For his final acting job Daniel Day-Lewis has chosen “Phantom Thread,” a psychosexual story set in the world of fashion. Directed by his “There Will Be Blood” collaborator Paul Thomas Anderson, it’s an unpredictable film that some will find brilliant, others just plain odd.
Set against the backdrop of 1950s London, Day-Lewis plays fashion designer Reynolds Woodcock. A perfectionist, he is an elegant combination of neurosis, talent and impatient whim. “If breakfast isn’t right,” explains sister and secretary Cyril (Lesley Manville), “it’s very hard for him to recover through the rest of the day.” A coiled spring, he puts the haughty into haute couture.
Never married, he has had many relationships with women, tossing them aside when he’s done. “Marriage would make me deceitful,” he says. “I don’t ever want that.” His only real pleasure is derived from his work, the act of creation.
His latest companion is Alma (Vicky Krieps), a delicate country waitress who becomes his muse and lover, even though, as he says, she butters her bread too loudly at breakfast. (To be fair Anderson amps up the sound so the buttering of toast sounds like the Indy 500.) “It’s hard to ignore,” he sneers, “like you just rode a horse across the floor.” Her purpose in Reynolds’s life is purely functional; she is a perfect model for his lithe designs. “You have no breasts,” he says. “It is my job to give you some if I choose to do so.” She wants more and even though her attempts at normalcy are met with scorn, she finds a way to make herself irreplaceable in his life.

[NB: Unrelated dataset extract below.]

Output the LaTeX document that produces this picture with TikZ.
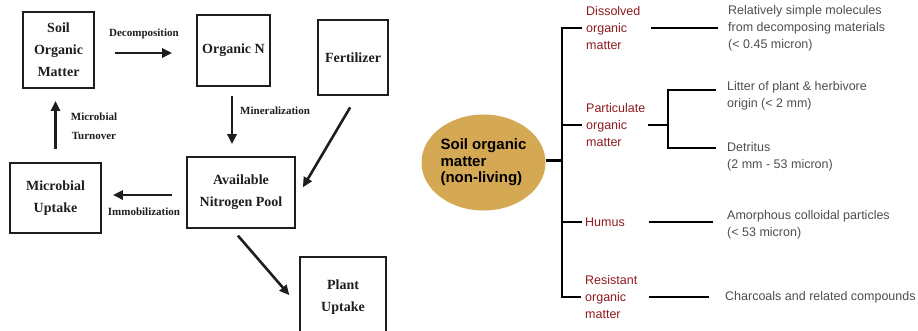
\documentclass[tikz,border=0pt]{standalone}
\usepackage{fontspec}
\setmainfont{Liberation Serif}
\newfontfamily\sorgsans{Liberation Sans}
\usetikzlibrary{arrows.meta,shapes.geometric}
\definecolor{sorgold}{HTML}{D5A853}
\definecolor{sorgred}{HTML}{8E1B1F}
\definecolor{sorggrey}{HTML}{4E4E4E}
\definecolor{scanink}{HTML}{1E1E1E}

\begin{document}
\begin{tikzpicture}[x=1pt, y=-1pt,
        box/.style={draw=scanink, line width=1.6pt, align=center, inner sep=0pt, text=scanink,
                    font=\bfseries\fontsize{14}{22}\selectfont},
        lbl/.style={align=center, inner sep=1pt, text=scanink,
                    font=\bfseries\fontsize{11}{19}\selectfont},
        arrow/.style={-{Triangle[length=10pt,width=9pt]}, draw=scanink, line width=2.6pt},
        blob/.style={ellipse, fill=sorgold, inner sep=0pt, minimum width=124pt, minimum height=96pt,
                     align=left, font=\sorgsans\bfseries\fontsize{15}{16.5}\selectfont},
        kind/.style={anchor=west, align=left, inner sep=2pt, text=sorgred,
                     font=\sorgsans\fontsize{12.5}{17}\selectfont},
        desc/.style={anchor=west, align=left, inner sep=2pt, text=sorggrey,
                     font=\sorgsans\fontsize{12.5}{17}\selectfont},
        tree/.style={draw=black, line width=2.2pt}
      ]
        \useasboundingbox (0,0) rectangle (918,330);
        \clip (0,0) rectangle (918,330);

        % nitrogen cycle
        \node[box, minimum width=71pt, minimum height=76pt]  (som)   at (58.5,50)  {Soil\\Organic\\Matter};
        \node[box, minimum width=73pt, minimum height=71pt]  (orgn)  at (233.5,50.5) {Organic N};
        \node[box, minimum width=70pt, minimum height=75pt]  (fert)  at (353,57.5) {Fertilizer};
        \node[box, minimum width=108pt, minimum height=71pt] (pool)  at (241,192.5) {Available\\Nitrogen Pool};
        \node[box, minimum width=91pt, minimum height=70pt]  (mup)   at (55.5,198) {Microbial\\Uptake};
        \node[box, minimum width=86pt, minimum height=80pt]  (plant) at (343,297) {Plant\\Uptake};

        \node[lbl] (dec)  at (144,34) {Decomposition};
        \node[lbl] (turn) at (94,126.5) {Microbial\\Turnover};
        \node[lbl, anchor=west] (mine) at (239,111) {Mineralization};
        \node[lbl] (immo) at (144,212) {Immobilization};

        \draw[arrow, shorten <=20pt, shorten >=24pt] ([yshift=-3pt]som.east) -- ([yshift=-2.5pt]orgn.west);
        \draw[arrow, shorten <=13pt, shorten >=12pt] (mup.north) -- (mup.north |- som.south);
        \draw[arrow, shorten <=9pt, shorten >=12pt] ([xshift=-1.5pt]orgn.south) -- ([xshift=-1.5pt]orgn.south |- pool.north);
        \draw[arrow, shorten <=13.5pt, shorten >=6pt] ([xshift=4pt]fert.south) -- ([xshift=4pt]pool.east);
        \draw[arrow, shorten <=14pt, shorten >=11pt] ([yshift=-2.5pt]pool.west) -- ([yshift=-2.5pt]pool.west -| mup.east);
        \draw[arrow, shorten <=9pt, shorten >=15pt] ([xshift=-9pt]pool.south) -- ([yshift=-9.5pt]plant.west);

        % organic matter classes
        \node[blob] (sorg) at (483.5,162.5) {Soil organic\\matter\\(non-living)};

        \node[kind] (dom) at (584,28)  {Dissolved\\organic\\matter};
        \node[kind] (pom) at (584,125) {Particulate\\organic\\matter};
        \node[kind] (hum) at (583,222) {Humus};
        \node[kind] (rom) at (583,297) {Resistant\\organic\\matter};

        \node[desc] (dd)  at (726,28)    {Relatively simple molecules\\from decomposing materials\\(< 0.45 micron)};
        \node[desc] (lit) at (725,96)    {Litter of plant \& herbivore\\origin (< 2 mm)};
        \node[desc] (det) at (725,156.5) {Detritus\\(2 mm - 53 micron)};
        \node[desc] (amo) at (725,224.5) {Amorphous colloidal particles\\(< 53 micron)};
        \node[desc] (cha) at (723,297)   {Charcoals and related compounds};

        \coordinate (tr)   at (562,0);
        \coordinate (pj)   at (668,0);
        \coordinate (lita) at ([yshift=6pt]lit.west);
        \coordinate (deta) at ([yshift=8.5pt]det.west);
        \coordinate (amoa) at ([yshift=2.5pt]amo.west);

        \draw[tree] ([yshift=2pt]sorg.east) -- ([yshift=2pt]sorg.east -| tr);
        \draw[tree, shorten <=2pt, shorten >=2pt] (dom.west) -- (dom.west -| tr) -- (rom.west -| tr) -- (rom.west);
        \draw[tree, shorten >=2pt] (pom.west -| tr) -- (pom.west);
        \draw[tree, shorten >=1pt] (hum.west -| tr) -- (hum.west);

        \draw[tree, shorten <=8pt, shorten >=8pt] (dom.east) -- (dd.west);
        \draw[tree, shorten <=1pt] (pom.east) -- (pom.east -| pj);
        \draw[tree, shorten <=9pt, shorten >=9pt] (lita) -- (lita -| pj) -- (deta -| pj) -- (deta);
        \draw[tree, shorten <=22pt, shorten >=12pt] (hum.east |- amoa) -- (amoa);
        \draw[tree, shorten <=9pt, shorten >=14pt] (rom.east) -- (rom.east -| cha.west);
      \end{tikzpicture}
\end{document}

“Phantom Thread” almost feels like two movies bound by the same characters. The first hour is a character study turned lush romance. Reynolds displays his controlling ways early on, wiping off Alma’s lipstick with the words, “I want to really see you.” Is it romantic or borderline abusive? Later, still on their first date he gets her out of her clothes and into one of his dresses. She is swept off her feet, despite his callously nonchalant behaviour. We soon learn she is no pushover, daring to stand up to the great man in a battle of wills.
The second half is a study of power and relationships with a menacing twist. Enough said. No spoilers here but it becomes about the need to shed routine in favour of changes and challenges in any pairing. It’s part “Masterpiece Theatre,” part Hitchcock and all Paul Thomas Anderson in his uncompromised glory.
It is luscious, beautifully appointed with production design and clothes that the perfectionist Woodcock himself would appreciate.
Krieps is a poised presence who more than holds her own against Day-Lewis. Subtly graceful with a spine of steel, she is simultaneously powerful and vulnerable. It is tremendous work and a perfect counterpoint to Day-Lewis’s more visceral work.
The three-time Oscar winner does not hand in a showy performance. It’s one built out of small details that radiate both his narcissism and insecurities. His curmudgeonly behaviour is sometimes funny—“Right now I am only admiring my own gallantry,” he says during one argument—but never slips into a tortured artist caricature. He’s a charming snake with a perfectly foppish bowtie and Day-Lewis binds together all the character’s idiosyncrasies to create a person who, on one hand, always sews a lock of his mother’s hair into his suit jackets, just above the heart, while on the other rails at Alma who has the audacity to bring him tea without asking permission. “The tea is going out… but the interruption is staying right here with me.”
Manville, as sister Cyril, earns most of the film’s laughs, perfectly delivering jabs and wilting looks.
In “Phantom Thread” Anderson takes a “Pretty Woman” style premise and elevates it to high art.